◆ **What this task involves**
Transcribe the listing verbatim. Do not carry over any pictures.

────────

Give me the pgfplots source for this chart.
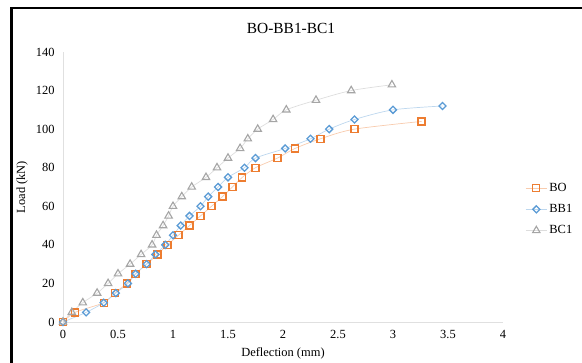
\documentclass[border=0pt]{standalone}
\usepackage{pgfplots}
\pgfplotsset{compat=1.18}
\usepackage{fontspec}
\setmainfont{Liberation Serif}
\definecolor{cO}{HTML}{ED7D31}
\definecolor{cOl}{HTML}{F8CBAD}
\definecolor{cB}{HTML}{5B9BD5}
\definecolor{cBl}{HTML}{BDD7EE}
\definecolor{cG}{HTML}{A5A5A5}
\definecolor{cGl}{HTML}{DDDDDD}
\begin{document}
\begin{tikzpicture}
\useasboundingbox (0,0) rectangle (582bp,363bp);
\draw[line width=2.5bp,black] (11.5bp,0) -- (11.5bp,355bp) -- (582bp,355bp);
\node[font=\fontsize{15.5}{18}\selectfont] at (291bp,335bp) {BO-BB1-BC1};
\begin{axis}[
  at={(63bp,41bp)}, anchor=south west,
  scale only axis, width=440bp, height=270bp,
  xmin=0, xmax=4, ymin=0, ymax=140,
  xtick={0,0.5,...,4}, ytick={0,20,...,140},
  xticklabels={0,0.5,1,1.5,2,2.5,3,3.5,4},
  axis x line*=bottom, axis y line*=left,
  axis line style={draw=black!12, line width=0.6bp},
  major tick length=0pt,
  /pgf/number format/assume math mode=true,
  ticklabel style={font=\fontsize{12.5}{14}\selectfont},
  xticklabel style={yshift=-5bp},
  yticklabel style={xshift=-5bp},
  xlabel={Deflection (mm)}, ylabel={Load (kN)},
  label style={font=\fontsize{12.5}{14}\selectfont},
  xlabel style={at={(axis description cs:0.5,-0.115)}, anchor=center},
  ylabel style={at={(axis description cs:-0.093,0.5)}, anchor=center},
  clip=false,
  legend style={at={(1.05,0.522)}, anchor=north west, draw=none, fill=none,
    font=\fontsize{12.5}{14}\selectfont, row sep=7.5bp, inner sep=0pt},
  legend cell align=left,
  legend image code/.code={\draw[mark repeat=2,mark phase=2,#1] plot coordinates {(0cm,0cm) (0.38cm,0cm) (0.76cm,0cm)};},
]
\addplot[smooth, draw=cOl, line width=0.7bp, mark=square, mark size=3.5bp,
  mark options={draw=cO, line width=1.3bp, solid}] coordinates {
(0,0)(0.11,5)(0.37,10)(0.47,15)(0.58,20)(0.66,25)(0.76,30)(0.86,35)(0.95,40)(1.05,45)(1.15,50)(1.25,55)(1.35,60)(1.45,65)(1.54,70)(1.63,75)(1.75,80)(1.95,85)(2.11,90)(2.34,95)(2.65,100)(3.26,104)};
\addlegendentry{BO}
\addplot[smooth, draw=cBl, line width=0.7bp, mark=square, mark size=2.5bp,
  mark options={draw=cB, line width=1.3bp, solid, rotate=45}] coordinates {
(0,0)(0.21,5)(0.37,10)(0.48,15)(0.59,20)(0.66,25)(0.76,30)(0.84,35)(0.93,40)(1.0,45)(1.07,50)(1.15,55)(1.25,60)(1.32,65)(1.41,70)(1.5,75)(1.65,80)(1.75,85)(2.02,90)(2.25,95)(2.42,100)(2.65,105)(3.0,110)(3.45,112)};
\addlegendentry{BB1}
\addplot[smooth, draw=cGl, line width=0.7bp, mark=triangle, mark size=4.3bp,
  mark options={draw=cG, line width=1.1bp, solid}] coordinates {
(0,0)(0.08,5)(0.18,10)(0.31,15)(0.41,20)(0.5,25)(0.61,30)(0.71,35)(0.81,40)(0.85,45)(0.91,50)(0.96,55)(1.0,60)(1.08,65)(1.17,70)(1.3,75)(1.4,80)(1.5,85)(1.61,90)(1.68,95)(1.77,100)(1.91,105)(2.03,110)(2.3,115)(2.62,120)(2.99,123)};
\addlegendentry{BC1}
\end{axis}
\end{tikzpicture}
\end{document}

────────

◆ **Reply to the exercise**
Give me the pgfplots source for this chart.
\documentclass[border=0pt]{standalone}
\usepackage{pgfplots}
\pgfplotsset{compat=1.18}
\usepackage{fontspec}
\setmainfont{Liberation Serif}
\definecolor{cO}{HTML}{ED7D31}
\definecolor{cOl}{HTML}{F8CBAD}
\definecolor{cB}{HTML}{5B9BD5}
\definecolor{cBl}{HTML}{BDD7EE}
\definecolor{cG}{HTML}{A5A5A5}
\definecolor{cGl}{HTML}{DDDDDD}
\begin{document}
\begin{tikzpicture}
\useasboundingbox (0,0) rectangle (582bp,363bp);
\draw[line width=2.5bp,black] (11.5bp,0) -- (11.5bp,355bp) -- (582bp,355bp);
\node[font=\fontsize{15.5}{18}\selectfont] at (291bp,335bp) {BO-BB1-BC1};
\begin{axis}[
  at={(63bp,41bp)}, anchor=south west,
  scale only axis, width=440bp, height=270bp,
  xmin=0, xmax=4, ymin=0, ymax=140,
  xtick={0,0.5,...,4}, ytick={0,20,...,140},
  xticklabels={0,0.5,1,1.5,2,2.5,3,3.5,4},
  axis x line*=bottom, axis y line*=left,
  axis line style={draw=black!12, line width=0.6bp},
  major tick length=0pt,
  /pgf/number format/assume math mode=true,
  ticklabel style={font=\fontsize{12.5}{14}\selectfont},
  xticklabel style={yshift=-5bp},
  yticklabel style={xshift=-5bp},
  xlabel={Deflection (mm)}, ylabel={Load (kN)},
  label style={font=\fontsize{12.5}{14}\selectfont},
  xlabel style={at={(axis description cs:0.5,-0.115)}, anchor=center},
  ylabel style={at={(axis description cs:-0.093,0.5)}, anchor=center},
  clip=false,
  legend style={at={(1.05,0.522)}, anchor=north west, draw=none, fill=none,
    font=\fontsize{12.5}{14}\selectfont, row sep=7.5bp, inner sep=0pt},
  legend cell align=left,
  legend image code/.code={\draw[mark repeat=2,mark phase=2,#1] plot coordinates {(0cm,0cm) (0.38cm,0cm) (0.76cm,0cm)};},
]
\addplot[smooth, draw=cOl, line width=0.7bp, mark=square, mark size=3.5bp,
  mark options={draw=cO, line width=1.3bp, solid}] coordinates {
(0,0)(0.11,5)(0.37,10)(0.47,15)(0.58,20)(0.66,25)(0.76,30)(0.86,35)(0.95,40)(1.05,45)(1.15,50)(1.25,55)(1.35,60)(1.45,65)(1.54,70)(1.63,75)(1.75,80)(1.95,85)(2.11,90)(2.34,95)(2.65,100)(3.26,104)};
\addlegendentry{BO}
\addplot[smooth, draw=cBl, line width=0.7bp, mark=square, mark size=2.5bp,
  mark options={draw=cB, line width=1.3bp, solid, rotate=45}] coordinates {
(0,0)(0.21,5)(0.37,10)(0.48,15)(0.59,20)(0.66,25)(0.76,30)(0.84,35)(0.93,40)(1.0,45)(1.07,50)(1.15,55)(1.25,60)(1.32,65)(1.41,70)(1.5,75)(1.65,80)(1.75,85)(2.02,90)(2.25,95)(2.42,100)(2.65,105)(3.0,110)(3.45,112)};
\addlegendentry{BB1}
\addplot[smooth, draw=cGl, line width=0.7bp, mark=triangle, mark size=4.3bp,
  mark options={draw=cG, line width=1.1bp, solid}] coordinates {
(0,0)(0.08,5)(0.18,10)(0.31,15)(0.41,20)(0.5,25)(0.61,30)(0.71,35)(0.81,40)(0.85,45)(0.91,50)(0.96,55)(1.0,60)(1.08,65)(1.17,70)(1.3,75)(1.4,80)(1.5,85)(1.61,90)(1.68,95)(1.77,100)(1.91,105)(2.03,110)(2.3,115)(2.62,120)(2.99,123)};
\addlegendentry{BC1}
\end{axis}
\end{tikzpicture}
\end{document}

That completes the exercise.